2. Tespit hükmünün hukuki yarardan yoksun olduğunu,

3. Davanın belirsiz alacak davası olarak açılamayacağını,

4.Toplu iş sözleşmesi hükümleri dikkate alınarak yeni derece ve kademesinin tespit edildiğini ve buna göre davacıya ödeme yapıldığını, davacının alacağının bulunmadığını ileri sürmüştür.

B. Değerlendirme ve Gerekçe

Dosya içeriğine, bozmanın mahiyeti ve kapsamına göre taraflar arasındaki uyuşmazlık, arabuluculuk son tutanak tarihi ile dava tarihi arasındaki dönem yönünden arabuluculuk dava şartının gerçekleşip gerçekleşmediğine ilişkindir.
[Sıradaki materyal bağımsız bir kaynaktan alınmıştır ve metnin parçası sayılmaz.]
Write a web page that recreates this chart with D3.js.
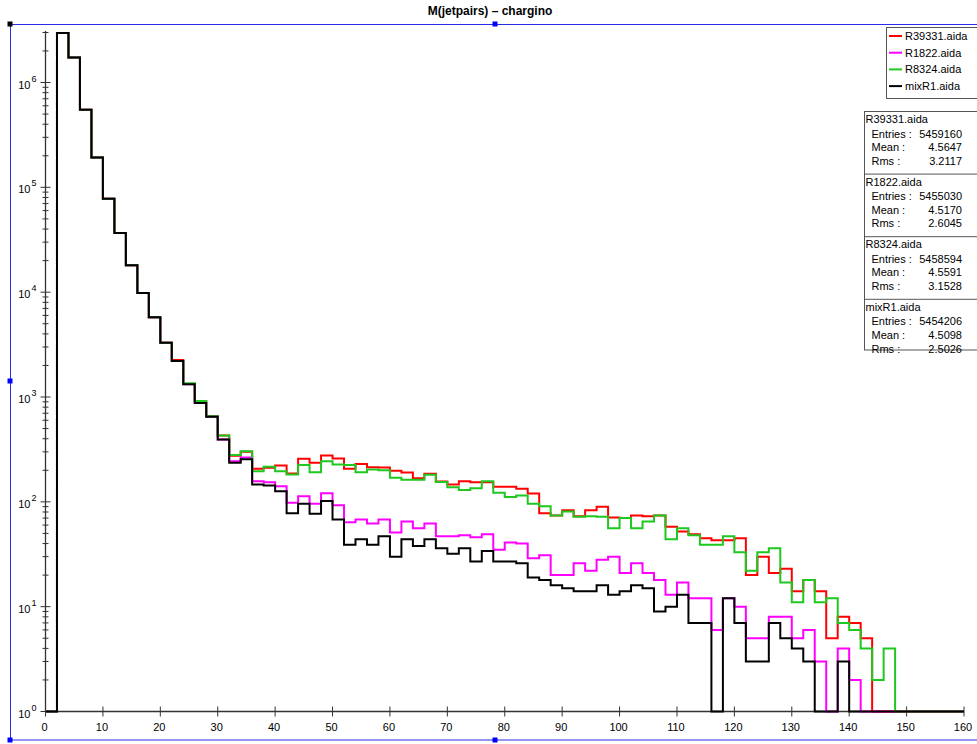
<!DOCTYPE html>
<html>
<head>
<meta charset="utf-8">
<script src="https://cdn.jsdelivr.net/npm/d3@7"></script>
<style>
  html, body { margin: 0; padding: 0; background: #fff; }
  svg { display: block; }
  text { font-family: "Liberation Sans", Arial, sans-serif; }
</style>
</head>
<body>
<svg id="chart" width="977" height="744"></svg>
<script>
// ---------------- DATA ----------------
const title = "M(jetpairs) \u2013 chargino";
const binWidth = 2;
const xMin = 0, xMax = 160;
const xTicks = [0, 10, 20, 30, 40, 50, 60, 70, 80, 90, 100, 110, 120, 130, 140, 150, 160];
const yDecades = [0, 1, 2, 3, 4, 5, 6];

const seriesNames = ["R39331.aida", "R1822.aida", "R8324.aida", "mixR1.aida"];
const seriesColors = ["#ff0000", "#ff00ff", "#1ec81e", "#000000"];

const r39331 = [0, 2970000, 1730000, 550000, 193000, 78000, 36700, 18100, 9800, 5750,
  3300, 2250, 1330, 914, 657, 430, 275, 300, 207, 211,
  222, 186, 257, 236, 277, 259, 207, 229, 214, 213,
  198, 190, 168, 185, 156, 146, 157, 154, 154, 139,
  139, 133, 120, 78, 74, 83, 73, 83, 90, 71,
  70, 74, 73, 74, 58, 52, 49, 45, 43, 43,
  45, 20, 30, 21, 23, 14, 18, 14, 5, 8,
  7, 5, 0, 0, 0, 0, 0, 0, 0, 0];

const r1822 = [0, 2970000, 1730000, 550000, 193000, 78000, 36700, 18100, 9800, 5750,
  3300, 2200, 1320, 878, 650, 393, 244, 265, 157, 154,
  141, 98, 113, 96, 121, 93, 64, 68, 62, 68,
  51, 65, 56, 62, 47, 47, 48, 46, 49, 35,
  41, 40, 29, 31, 20, 20, 26, 22, 28, 30,
  21, 26, 21, 18, 13, 17, 12, 12, 6, 12,
  10, 5, 5, 8, 8, 5, 6, 3, 0, 4,
  2, 0, 0, 0, 0, 0, 0, 0, 0, 0];

const r8324 = [0, 2970000, 1730000, 550000, 193000, 78000, 36700, 18100, 9800, 5750,
  3300, 2200, 1350, 914, 657, 430, 279, 304, 196, 216,
  196, 182, 224, 192, 244, 227, 224, 192, 204, 200,
  170, 162, 162, 181, 155, 138, 130, 135, 157, 122,
  111, 115, 96, 91, 74, 81, 72, 73, 72, 56,
  70, 56, 65, 74, 44, 56, 48, 39, 39, 47,
  33, 22, 33, 36, 17, 11, 18, 11, 12, 7,
  6, 4, 2, 4, 0, 0, 0, 0, 0, 0];

const mixR1 = [0, 2970000, 1730000, 550000, 193000, 78000, 36700, 18100, 9800, 5750,
  3300, 2200, 1320, 878, 649, 393, 236, 255, 146, 143,
  126, 78, 96, 77, 102, 68, 39, 44, 39, 47,
  30, 44, 38, 44, 36, 32, 36, 27, 34, 27,
  27, 26, 19, 18, 16, 15, 14, 14, 16, 13,
  14, 16, 15, 9, 10, 13, 7, 7, 0, 12,
  7, 3, 3, 7, 5, 4, 3, 0, 0, 3,
  0, 0, 0, 0, 0, 0, 0, 0, 0, 0];

const statEntries = ["5459160", "5455030", "5458594", "5454206"];
const statMeans = ["4.5647", "4.5170", "4.5591", "4.5098"];
const statRms = ["3.2117", "2.6045", "3.1528", "2.5026"];

// ---------------- DRAW ----------------
const svg = d3.select("#chart");
const series = [r39331, r1822, r8324, mixR1];

const x = d3.scaleLinear().domain([xMin, xMax]).range([45.5, 964]);
const yMaxVal = 3.1e6;
const y = d3.scaleLog().domain([1, yMaxVal]).range([711.5, 31]);

// title
svg.append("text").attr("x", 490).attr("y", 15)
  .attr("text-anchor", "middle").attr("font-size", 12).attr("font-weight", "bold")
  .text(title);

// blue selection frame
const frame = svg.append("g");
frame.append("rect").attr("x", 10.5).attr("y", 24.5).attr("width", 980).attr("height", 715.5)
  .attr("fill", "none").attr("stroke", "#2b2be6").attr("stroke-width", 1);
const handles = [[10, 24, "#000"], [495, 24, "#0000ff"], [10, 381, "#0000ff"], [10, 740, "#0000ff"], [495, 740, "#0000ff"]];
handles.forEach(h => frame.append("rect").attr("x", h[0] - 2.5).attr("y", h[1] - 2.5)
  .attr("width", 5).attr("height", 5).attr("fill", h[2]));

// axes
const axisColor = "#333";
const ax = svg.append("g");
ax.append("line").attr("x1", x(xMin)).attr("x2", x(xMax)).attr("y1", y(1)).attr("y2", y(1))
  .attr("stroke", axisColor).attr("stroke-width", 1.3);
ax.append("line").attr("x1", x(xMin)).attr("x2", x(xMin)).attr("y1", y(1)).attr("y2", y(yMaxVal))
  .attr("stroke", axisColor).attr("stroke-width", 1.3);

xTicks.forEach(t => {
  ax.append("line").attr("x1", x(t)).attr("x2", x(t)).attr("y1", y(1) - 5).attr("y2", y(1) + 5)
    .attr("stroke", axisColor).attr("stroke-width", 1);
  ax.append("text").attr("x", x(t) - 1).attr("y", 731).attr("text-anchor", "middle")
    .attr("font-size", 11).attr("fill", "#000").text(t);
});

// y ticks (log): major at decades, minor 2..9
const yMinor = [];
yDecades.forEach(d => {
  for (let m = 2; m <= 9; m++) {
    const v = m * Math.pow(10, d);
    if (v <= yMaxVal) yMinor.push(v);
  }
});
yMinor.forEach(v => {
  ax.append("line").attr("x1", x(0) - 3).attr("x2", x(0) + 3).attr("y1", y(v)).attr("y2", y(v))
    .attr("stroke", axisColor).attr("stroke-width", 1);
});
yDecades.forEach(d => {
  const v = Math.pow(10, d);
  ax.append("line").attr("x1", x(0) - 5).attr("x2", x(0) + 5).attr("y1", y(v)).attr("y2", y(v))
    .attr("stroke", axisColor).attr("stroke-width", 1);
  ax.append("text").attr("x", 30.5).attr("y", y(v) + 6).attr("text-anchor", "end")
    .attr("font-size", 11).text("10");
  ax.append("text").attr("x", 31.5).attr("y", y(v) - 1).attr("text-anchor", "start")
    .attr("font-size", 9).text(d);
});

// histograms
const line = d3.line()
  .x(d => x(d[0]))
  .y(d => y(Math.max(d[1], 1)))
  .curve(d3.curveStepAfter);

series.forEach((vals, si) => {
  const pts = vals.map((v, i) => [xMin + i * binWidth, v]);
  pts.push([xMax, vals[vals.length - 1]]);
  svg.append("path").attr("d", line(pts)).attr("fill", "none")
    .attr("stroke", seriesColors[si]).attr("stroke-width", 2)
    .attr("stroke-linejoin", "miter");
});

// legend
const lg = svg.append("g");
lg.append("rect").attr("x", 886.5).attr("y", 27.5).attr("width", 100).attr("height", 71)
  .attr("fill", "#fff").attr("stroke", "#555").attr("stroke-width", 1);
seriesNames.forEach((n, i) => {
  const cy = 36 + i * 16.7;
  lg.append("line").attr("x1", 889).attr("x2", 902).attr("y1", cy).attr("y2", cy)
    .attr("stroke", seriesColors[i]).attr("stroke-width", 2);
  lg.append("text").attr("x", 905).attr("y", cy + 4).attr("font-size", 11).text(n);
});

// stats boxes
const st = svg.append("g");
const boxTop = 111.5, boxH = 62.6, boxBottom = 350;
st.append("rect").attr("x", 864.5).attr("y", boxTop).attr("width", 120).attr("height", boxBottom - boxTop)
  .attr("fill", "#fff").attr("stroke", "#555").attr("stroke-width", 1);
seriesNames.forEach((n, i) => {
  const t0 = boxTop + i * boxH;
  if (i > 0) st.append("line").attr("x1", 864.5).attr("x2", 985).attr("y1", t0).attr("y2", t0)
    .attr("stroke", "#555").attr("stroke-width", 1);
  st.append("text").attr("x", 865.5).attr("y", t0 + 11.5).attr("font-size", 11).text(n);
  const rows = [["Entries :", statEntries[i]], ["Mean :", statMeans[i]], ["Rms :", statRms[i]]];
  rows.forEach((r, k) => {
    const by = t0 + 26 + k * 13.6;
    st.append("text").attr("x", 871.5).attr("y", by).attr("font-size", 11).text(r[0]);
    st.append("text").attr("x", 962).attr("y", by).attr("text-anchor", "end").attr("font-size", 11).text(r[1]);
  });
});
</script>
</body>
</html>
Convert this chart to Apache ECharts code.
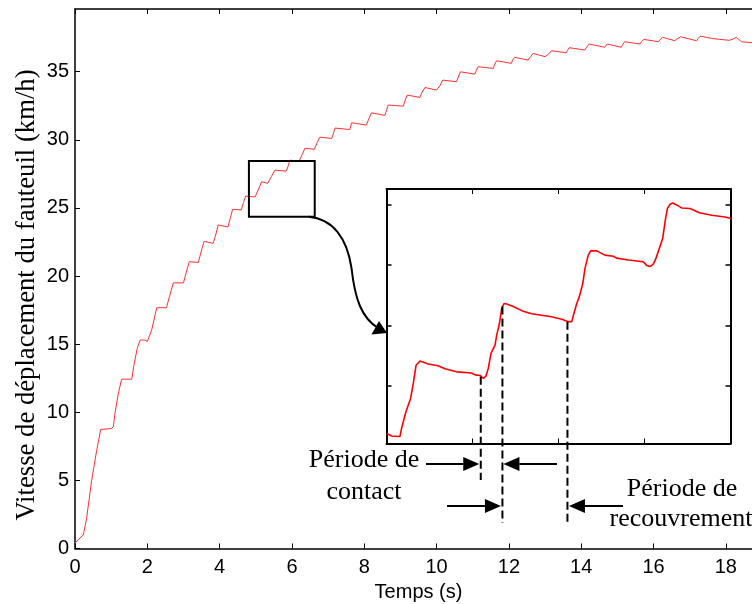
<!DOCTYPE html>
<html><head><meta charset="utf-8">
<script src="https://cdn.jsdelivr.net/npm/echarts@6/dist/echarts.min.js"></script>
<style>html,body{margin:0;padding:0;background:#fff;} #c{width:752px;height:604px;}</style>
</head><body><div id="c"></div>
<script>
// Main curve: time (s) and wheelchair speed (km/h)
const mainTime = [0, 0.23, 0.32, 0.46, 0.6, 0.71, 1.0, 1.06, 1.11, 1.2, 1.29, 1.57, 1.63, 1.72, 1.8, 1.93, 2.0, 2.12, 2.26, 2.53, 2.61, 2.72, 3.0, 3.08, 3.16, 3.41, 3.5, 3.57, 3.82, 3.9, 3.96, 4.23, 4.3, 4.36, 4.6, 4.66, 4.72, 4.98, 5.08, 5.16, 5.33, 5.43, 5.53, 5.84, 5.9, 5.94, 6.2, 6.28, 6.36, 6.62, 6.7, 6.77, 7.1, 7.15, 7.19, 7.6, 7.65, 8.06, 8.12, 8.2, 8.57, 8.62, 8.66, 9.08, 9.13, 9.19, 9.54, 9.6, 9.68, 10.0, 10.1, 10.17, 10.55, 10.6, 10.66, 11.06, 11.1, 11.15, 11.57, 11.6, 11.66, 12.07, 12.1, 12.16, 12.53, 12.6, 12.67, 13.0, 13.1, 13.18, 13.59, 13.62, 13.67, 14.1, 14.15, 14.22, 14.65, 14.68, 14.72, 15.11, 15.15, 15.2, 15.62, 15.67, 15.73, 16.13, 16.18, 16.25, 16.59, 16.65, 16.75, 17.19, 17.24, 17.3, 17.6, 17.83, 18.1, 18.2, 18.29, 18.43, 18.72, 19.0];
const mainSpeed = [0.4, 1.0, 2.2, 5.0, 7.2, 8.74, 8.8, 8.93, 10.0, 11.4, 12.43, 12.43, 13.46, 14.68, 15.3, 15.3, 15.2, 16.03, 17.67, 17.67, 18.47, 19.5, 19.5, 20.3, 21.05, 21.0, 21.9, 22.55, 22.4, 23.1, 23.75, 23.6, 24.3, 24.9, 24.85, 25.4, 25.87, 25.8, 26.4, 26.92, 26.8, 27.3, 27.77, 27.7, 28.1, 28.5, 28.45, 28.9, 29.38, 29.3, 29.8, 30.19, 30.1, 30.5, 30.86, 30.75, 31.25, 31.08, 31.5, 31.98, 31.79, 32.2, 32.55, 32.47, 32.9, 33.28, 33.11, 33.5, 33.84, 33.65, 34.0, 34.38, 34.26, 34.6, 34.99, 34.82, 35.1, 35.36, 35.24, 35.5, 35.8, 35.61, 35.85, 36.05, 35.85, 36.1, 36.34, 36.1, 36.3, 36.54, 36.39, 36.55, 36.76, 36.59, 36.8, 37.03, 36.79, 36.9, 37.03, 36.79, 37.0, 37.2, 37.03, 37.2, 37.37, 37.2, 37.35, 37.52, 37.27, 37.4, 37.56, 37.27, 37.45, 37.61, 37.44, 37.37, 37.3, 37.4, 37.52, 37.2, 37.13, 37.05];

// Inset (zoomed detail)
const insetTime = [4.501, 4.53, 4.578, 4.588, 4.613, 4.64, 4.656, 4.672, 4.695, 4.743, 4.80, 4.84, 4.908, 4.995, 5.015, 5.044, 5.063, 5.078, 5.092, 5.108, 5.131, 5.141, 5.156, 5.17, 5.183, 5.199, 5.237, 5.295, 5.344, 5.392, 5.46, 5.519, 5.557, 5.577, 5.592, 5.606, 5.621, 5.641, 5.654, 5.673, 5.687, 5.722, 5.77, 5.819, 5.838, 5.906, 5.993, 6.013, 6.032, 6.051, 6.067, 6.086, 6.106, 6.121, 6.133, 6.148, 6.164, 6.187, 6.216, 6.265, 6.319, 6.391, 6.468, 6.507];
const insetSpeed = [24.21, 24.17, 24.16, 24.30, 24.57, 24.79, 25.04, 25.34, 25.41, 25.36, 25.33, 25.28, 25.23, 25.21, 25.18, 25.17, 25.12, 25.16, 25.29, 25.54, 25.67, 25.84, 26.02, 26.28, 26.36, 26.35, 26.31, 26.23, 26.19, 26.17, 26.14, 26.10, 26.06, 26.06, 26.22, 26.36, 26.47, 26.69, 26.94, 27.16, 27.23, 27.23, 27.16, 27.14, 27.11, 27.08, 27.05, 26.99, 26.97, 27.01, 27.11, 27.27, 27.44, 27.74, 27.93, 28.00, 28.02, 27.99, 27.94, 27.93, 27.86, 27.82, 27.79, 27.76];
const insetYTicks = [25, 26, 27, 28];

// Annotation anchors (data coordinates)
const zoomBoxMin = [4.81, 24.35];
const zoomBoxMax = [6.63, 28.44];
const markTimes = [5.048, 5.174, 5.552];
const markSpeeds = [25.15, 26.31, 26.06];

const yTitle = 'Vitesse de déplacement du fauteuil (km/h)';
const xTitle = 'Temps (s)';

const sans = '"Liberation Sans", Arial, Helvetica, sans-serif';
const serif = '"Liberation Serif", "Times New Roman", serif';

const chart = echarts.init(document.getElementById('c'), null, {renderer: 'canvas'});

function frameAxis(extra) {
  return Object.assign({
    type: 'value',
    axisLine: {show: true, onZero: false, lineStyle: {color: '#000', width: 1.5}},
    axisTick: {show: true, inside: true, length: 5, lineStyle: {color: '#000', width: 1}},
    axisLabel: {show: false},
    splitLine: {show: false}
  }, extra);
}

const option = {
  animation: false,
  backgroundColor: '#fff',
  grid: [
    {left: 75, top: 9, width: 687, height: 539.5, containLabel: false, outerBoundsMode: 'none'},
    {left: 386.5, top: 189, width: 344, height: 254.5, show: true, backgroundColor: '#fff', borderWidth: 0, containLabel: false, outerBoundsMode: 'none'}
  ],
  xAxis: [
    frameAxis({gridIndex: 0, min: 0, max: 19, interval: 2, position: 'bottom',
      axisLabel: {show: true, color: '#000', fontFamily: sans, fontSize: 20, margin: 9, showMaxLabel: false},
      name: xTitle, nameLocation: 'middle', nameGap: 34,
      nameTextStyle: {color: '#000', fontFamily: sans, fontSize: 20}}),
    frameAxis({gridIndex: 0, min: 0, max: 19, interval: 2, position: 'top'}),
    frameAxis({gridIndex: 1, min: 4.5, max: 6.5, interval: 0.5, position: 'bottom',
      axisLine: {show: true, onZero: false, lineStyle: {color: '#000', width: 2}}}),
    frameAxis({gridIndex: 1, min: 4.5, max: 6.5, interval: 0.5, position: 'top',
      axisLine: {show: true, onZero: false, lineStyle: {color: '#000', width: 2}}})
  ],
  yAxis: [
    frameAxis({gridIndex: 0, min: 0, max: 39.6, interval: 5, position: 'left',
      axisLabel: {show: true, color: '#000', fontFamily: sans, fontSize: 20, margin: 6, showMaxLabel: false}}),
    frameAxis({gridIndex: 0, min: 0, max: 39.6, interval: 5, position: 'right'}),
    frameAxis({gridIndex: 1, min: 24.045, max: 28.253, position: 'left',
      axisLine: {show: true, onZero: false, lineStyle: {color: '#000', width: 2}},
      axisTick: {show: true, inside: true, length: 5, customValues: insetYTicks, lineStyle: {color: '#000', width: 1.5}},
      axisLabel: {show: false, customValues: insetYTicks}}),
    frameAxis({gridIndex: 1, min: 24.045, max: 28.253, position: 'right',
      axisLine: {show: true, onZero: false, lineStyle: {color: '#000', width: 2}},
      axisTick: {show: true, inside: true, length: 5, customValues: insetYTicks, lineStyle: {color: '#000', width: 1.5}},
      axisLabel: {show: false, customValues: insetYTicks}})
  ],
  series: [
    {type: 'line', xAxisIndex: 0, yAxisIndex: 0, symbol: 'none', clip: true,
      data: mainTime.map((t, i) => [t, mainSpeed[i]]),
      lineStyle: {color: '#ff3030', width: 1}},
    {type: 'line', xAxisIndex: 2, yAxisIndex: 2, symbol: 'none', clip: true,
      data: insetTime.map((t, i) => [t, insetSpeed[i]]),
      lineStyle: {color: '#ff0000', width: 1.6}}
  ]
};
chart.setOption(option);

// Annotations
const a = chart.convertToPixel({gridIndex: 0}, [zoomBoxMin[0], zoomBoxMax[1]]);
const b = chart.convertToPixel({gridIndex: 0}, [zoomBoxMax[0], zoomBoxMin[1]]);
const marks = markTimes.map((t, i) => chart.convertToPixel({gridIndex: 1}, [t, markSpeeds[i]]));
const markBottoms = [480, 523, 525];

const g = [];
// y-axis title
g.push({type: 'text', x: 27, y: 295, rotation: Math.PI / 2, z: 100,
  style: {text: yTitle, fill: '#000', fontFamily: serif, fontSize: 26.7, textAlign: 'center', textVerticalAlign: 'middle', verticalAlign: 'middle'}});
g.push({type: 'rect', shape: {x: a[0], y: a[1], width: b[0] - a[0], height: b[1] - a[1]},
  style: {fill: 'none', stroke: '#000', lineWidth: 2}, z: 100});
// connector
g.push({type: 'bezierCurve', shape: {x1: b[0] - 6, y1: b[1], cpx1: b[0] + 18, cpy1: b[1] + 2, cpx2: 347, cpy2: 238, x2: 351.5, y2: 268},
  style: {fill: 'none', stroke: '#000', lineWidth: 2}, z: 100});
g.push({type: 'bezierCurve', shape: {x1: 351.5, y1: 268, cpx1: 355, cpy1: 300, cpx2: 362, cpy2: 318, x2: 378, y2: 328},
  style: {fill: 'none', stroke: '#000', lineWidth: 2}, z: 100});
g.push({type: 'polygon', shape: {points: [[387, 333], [371.5, 334.5], [379, 321]]}, style: {fill: '#000'}, z: 100});
// dashed lines
marks.forEach((p, i) => {
  g.push({type: 'line', shape: {x1: p[0], y1: p[1], x2: p[0], y2: markBottoms[i]},
    style: {stroke: '#000', lineWidth: 2, lineDash: [8, 4]}, z: 100});
});
function arrow(x0, tipX, y) {
  const dir = tipX > x0 ? 1 : -1;
  const baseX = tipX - dir * 16;
  g.push({type: 'line', shape: {x1: x0, y1: y, x2: baseX, y2: y}, style: {stroke: '#000', lineWidth: 2}, z: 100});
  g.push({type: 'polygon', shape: {points: [[tipX, y], [baseX, y - 7], [baseX, y + 7]]}, style: {fill: '#000'}, z: 100});
}
arrow(426, marks[0][0] - 1.5, 464);
arrow(557, marks[1][0] + 1, 464);
arrow(447, marks[1][0] - 1.5, 506);
arrow(623, marks[2][0] + 1.5, 506);
function label(text, x, y) {
  g.push({type: 'text', x: x, y: y, z: 100,
    style: {text: text, fill: '#000', fontFamily: serif, fontSize: 26, textAlign: 'center', textVerticalAlign: 'middle', verticalAlign: 'middle'}});
}
label('Période de', 364, 460.5);
label('contact', 364, 492.5);
label('Période de', 682, 489.5);
label('recouvrement', 681, 519.5);
chart.setOption({graphic: g});
</script>
</body></html>
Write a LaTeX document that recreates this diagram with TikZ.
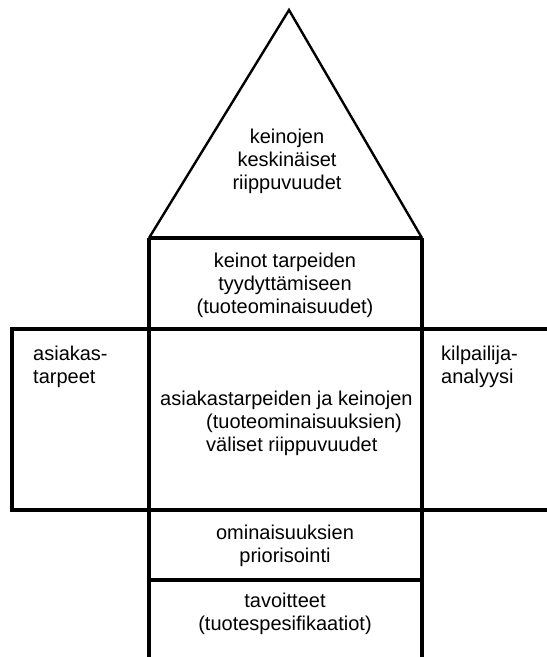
\documentclass[tikz,border=0pt]{standalone}
\usepackage{fontspec}
\setmainfont{Liberation Sans}
\begin{document}
\begin{tikzpicture}[x=1pt,y=1pt,
  wall/.style={line width=3.4pt},
  roof/.style={line width=2.4pt, line join=miter},
  lbl/.style={font=\fontsize{20}{23}\selectfont, align=center, inner sep=0pt},
  lbll/.style={lbl, align=left, anchor=west},
]
\useasboundingbox (0,0) rectangle (547,657);

% outline points of the house
\coordinate (apex) at (289,647);
\coordinate (roofL) at (149,419);
\coordinate (roofR) at (422,419);
\coordinate (colL) at (149,-3);
\coordinate (colR) at (422,-3);
\coordinate (wideTL) at (12,328);
\coordinate (wideTR) at (560,328);
\coordinate (wideBL) at (12,147);
\coordinate (wideBR) at (560,147);
\coordinate (sepL) at (149,77);
\coordinate (sepR) at (422,77);

% roof
\draw[roof] (roofL) -- (apex) -- (roofR);
% central column
\draw[wall] (roofL) -- (roofR);
\draw[wall] (roofL) -- (colL);
\draw[wall] (roofR) -- (colR);
% wide middle band
\draw[wall] (wideTR) -- (wideTL) -- (wideBL) -- (wideBR);
% lower separator
\draw[wall] (sepL) -- (sepR);

% labels
\node[lbl] (roofTxt) at (287,496) {keinojen\\keskinäiset\\riippuvuudet};
\node[lbl] (means) at (285,372) {keinot tarpeiden\\tyydyttämiseen\\(tuoteominaisuudet)};
\node[lbll] (needs) at (33,290) {asiakas-\\tarpeet};
\node[lbll] (comp) at (441,290) {kilpailija-\\analyysi};
\node[lbll] (matrix) at (160,234) {asiakastarpeiden ja keinojen\\\hspace*{46pt}(tuoteominaisuuksien)\\\hspace*{46pt}väliset riippuvuudet};
\node[lbl] (prio) at (285,111) {ominaisuuksien\\priorisointi};
\node[lbl] (goals) at (285,43) {tavoitteet\\(tuotespesifikaatiot)};
\end{tikzpicture}
\end{document}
Temyiz olunan nihai kararların bozulması 6100 sayılı Hukuk Muhakemeleri Kanunu'nun 371. maddesinde yer alan sebeplerden birinin varlığı hâlinde mümkündür.

Temyizen incelenen İlk Derece Mahkemesi kararının bozmaya uygun olduğu, kararda ve kararın gerekçesinde hukuk kurallarının somut olaya uygulanmasında bir isabetsizlik bulunmadığı, bozmaya uyulmakla karşı taraf yararına kazanılmış hak durumunu oluşturan yönlerin ise yeniden incelenmesine hukukça imkân bulunmadığı anlaşılmakla; temyiz dilekçesinde ileri sürülen nedenler kararın bozulmasını gerektirecek nitelikte görülmemiştir.

VII. KARAR

Açıklanan sebeple;

Davalı vekilinin yerinde görülmeyen tüm temyiz itirazlarının reddi ile usul ve kanuna uygun olan kararın ONANMASINA,

Aşağıda yazılı temyiz giderinin temyiz edene yükletilmesine,

Dosyanın İlk Derece Mahkemesine gönderilmesine,

05.02.2025 tarihinde oy birliğiyle karar verildi.